Write a Short Press Release Template
Your kit should include one sample press release or a recent one. This helps journalists understand your news style.
A press release should include:
- A strong headline
- A short opening paragraph
- Important details
- A quote from an agency leader
- A quote from the athlete if needed
- Contact information
Keep it simple. Do not stuff it with drama. If the news is good, it will shine on its own.
Include Contact Information That Works
This sounds obvious. Yet many press kits hide the contact details. Do not make people hunt.
Add a clear contact block with:
- Media contact name
- Email address
- Phone number
- Agency website
- Office location
- Social media links
You can also add separate contacts for sponsors, recruitment, and media. That is helpful if your agency is growing.
Make sure someone actually checks the email. A great press kit cannot help if nobody replies.
Make the Design Clean and Fast to Read
Your press kit should look modern. But it does not need to look wild. Clean wins.
Use:
- Large headings
- Short paragraphs
- White space
- Consistent colors
- Professional fonts
- High-quality photos
- Easy page numbers
Avoid tiny text. Avoid ten colors. Avoid clutter. Busy people scan first. Then they read.

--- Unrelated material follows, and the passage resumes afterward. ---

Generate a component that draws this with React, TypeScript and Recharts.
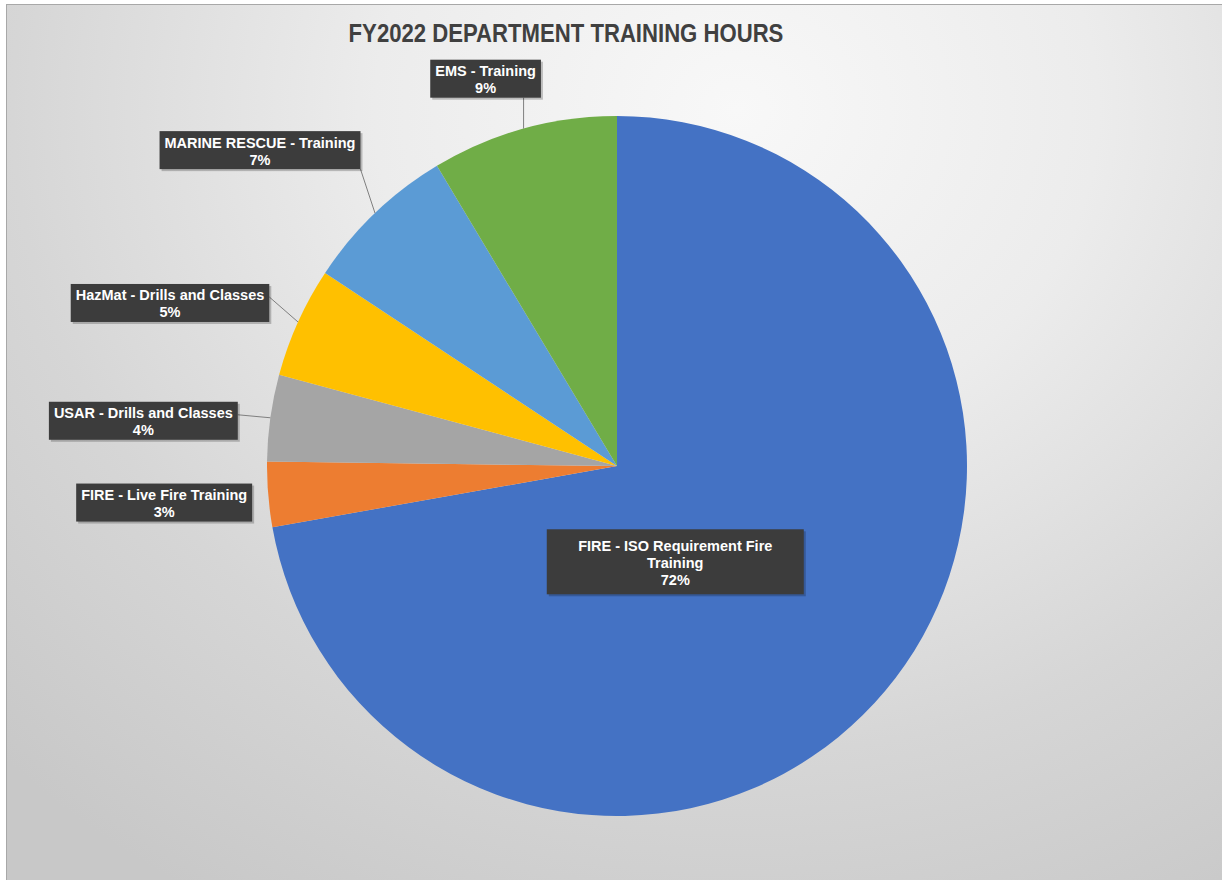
import { PieChart, Pie, Cell } from "recharts";

// slices listed clockwise from 12 o'clock
const CATEGORIES = [
  "FIRE - ISO Requirement Fire Training",
  "FIRE - Live Fire Training",
  "USAR - Drills and Classes",
  "HazMat - Drills and Classes",
  "MARINE RESCUE - Training",
  "EMS - Training",
];
const SHARES = [72.2, 3.0, 4.0, 5.1, 7.1, 8.6];
const COLORS = ["#4472C4", "#ED7D31", "#A5A5A5", "#FFC000", "#5B9BD5", "#70AD47"];

// label box placement, relative to the point where each slice meets the rim
const LABEL_LAYOUT = [
  { dx: -210, dy: -129, minWidth: 257, wrap: 215, padY: 7, line: false },
  { dx: -104, dy: 8, line: false },
  { dx: -127, dy: 3, line: true },
  { dx: -128, dy: -19, line: true },
  { dx: -115, dy: -63, line: true },
  { dx: -38, dy: -50, line: true },
];

const FONT = "bold 14.5px 'Liberation Sans', Arial, sans-serif";
const LINE_H = 17;
const RADIAN = Math.PI / 180;

let ctx: CanvasRenderingContext2D | null = null;
const measure = (s: string) => {
  if (!ctx) ctx = document.createElement("canvas").getContext("2d");
  if (!ctx) return s.length * 8;
  ctx.font = FONT;
  return ctx.measureText(s).width;
};

const wrapText = (s: string, max?: number) => {
  if (!max) return [s];
  const words = s.split(" ");
  const lines: string[] = [];
  let cur = "";
  words.forEach((w) => {
    const next = cur ? cur + " " + w : w;
    if (cur && measure(next) > max) {
      lines.push(cur);
      cur = w;
    } else cur = next;
  });
  if (cur) lines.push(cur);
  return lines;
};

const data = CATEGORIES.map((name, i) => ({ name, value: SHARES[i] }));

const renderLabel = (props: any) => {
  const { cx, cy, midAngle, outerRadius, percent, index, name } = props;
  const lay: any = LABEL_LAYOUT[index];
  const ex = cx + outerRadius * Math.cos(-midAngle * RADIAN);
  const ey = cy + outerRadius * Math.sin(-midAngle * RADIAN);
  const lines = [...wrapText(name, lay.wrap), `${Math.round(percent * 100)}%`];
  const textW = Math.max(...lines.map(measure));
  const w = Math.max(textW + 10, lay.minWidth || 0);
  const padY = lay.padY ?? 2;
  const h = lines.length * LINE_H + padY * 2;
  const bx = ex + lay.dx;
  const by = ey + lay.dy;
  const left = bx - w / 2;
  const top = by - h / 2;
  // leader attaches to the side of the box facing the slice
  let lx = Math.min(Math.max(ex, left), left + w);
  let ly = Math.min(Math.max(ey, top), top + h);
  if (ex > left + w && ey <= top + h + 2) {
    lx = left + w;
    ly = by - 6;
  }
  return (
    <g key={`lbl-${index}`}>
      {lay.line && <line x1={ex} y1={ey} x2={lx} y2={ly} stroke="#7f7f7f" strokeWidth={1} />}
      <rect x={left + 2} y={top + 2} width={w} height={h} fill="rgba(0,0,0,0.22)" />
      <rect x={left} y={top} width={w} height={h} fill="#3c3c3c" />
      {lines.map((t, i) => (
        <text
          key={i}
          x={bx}
          y={top + padY + (i + 0.5) * LINE_H + 1}
          textAnchor="middle"
          dominantBaseline="central"
          fill="#ffffff"
          style={{ font: FONT }}
        >
          {t}
        </text>
      ))}
    </g>
  );
};

export default function App() {
  return (
    <div style={{ position: "absolute", left: 0, top: 0, width: 1222, height: 880, background: "#ffffff", overflow: "hidden" }}>
      <div
        style={{
          position: "absolute",
          left: 6,
          top: 4,
          width: 1216,
          height: 876,
          borderTop: "1px solid #a8a8a8",
          borderLeft: "1px solid #a8a8a8",
          background:
            "radial-gradient(ellipse 85% 105% at 60% 12%, #f8f8f8 0%, #ececec 35%, #d6d6d6 70%, #c8c8c8 100%)",
        }}
      />
      <div
        style={{
          position: "absolute",
          left: 266,
          width: 600,
          top: 21,
          textAlign: "center",
          font: "bold 25px 'Liberation Sans', Arial, sans-serif",
          lineHeight: "25px",
          color: "#404040",
          transform: "scaleX(0.885)",
        }}
      >
        FY2022 DEPARTMENT TRAINING HOURS
      </div>
      <div style={{ position: "absolute", left: 0, top: 0 }}>
        <PieChart width={1222} height={880} margin={{ top: 0, right: 0, bottom: 0, left: 0 }}>
          <Pie
            data={data}
            dataKey="value"
            nameKey="name"
            cx={617}
            cy={466}
            outerRadius={350}
            startAngle={90}
            endAngle={-270}
            stroke="none"
            label={renderLabel}
            labelLine={false}
            isAnimationActive={false}
          >
            {data.map((d, i) => (
              <Cell key={d.name} fill={COLORS[i]} />
            ))}
          </Pie>
        </PieChart>
      </div>
    </div>
  );
}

Save your press kit as a PDF. Also create a web version if possible. A downloadable media folder is a smart bonus.
Keep It Updated
A press kit is not a museum. It should stay alive. Update it when athletes sign deals, win awards, change teams, or gain major media attention.
Set a reminder to review it every month. During busy seasons, review it more often. Old stats can make your agency look careless.
Create one person in charge of updates. That avoids confusion. It also keeps the kit polished.
Final Checklist
Before you share your sports agency press kit, ask:
- Is the agency story clear?
- Are athlete profiles current?
- Are photos high quality?
- Are stats correct?
- Is contact information easy to find?
- Does the design look professional?
- Can a journalist use it in five minutes?
If the answer is yes, you are ready.
Final Whistle
A professional sports agency press kit is more than a document. It is your first impression. It is your calling card. It is your proof that you belong in serious conversations.
Keep it sharp. Keep it honest. Keep it easy to read. When your press kit tells the right story, people pay attention. And in the sports world, attention can turn into opportunity fast.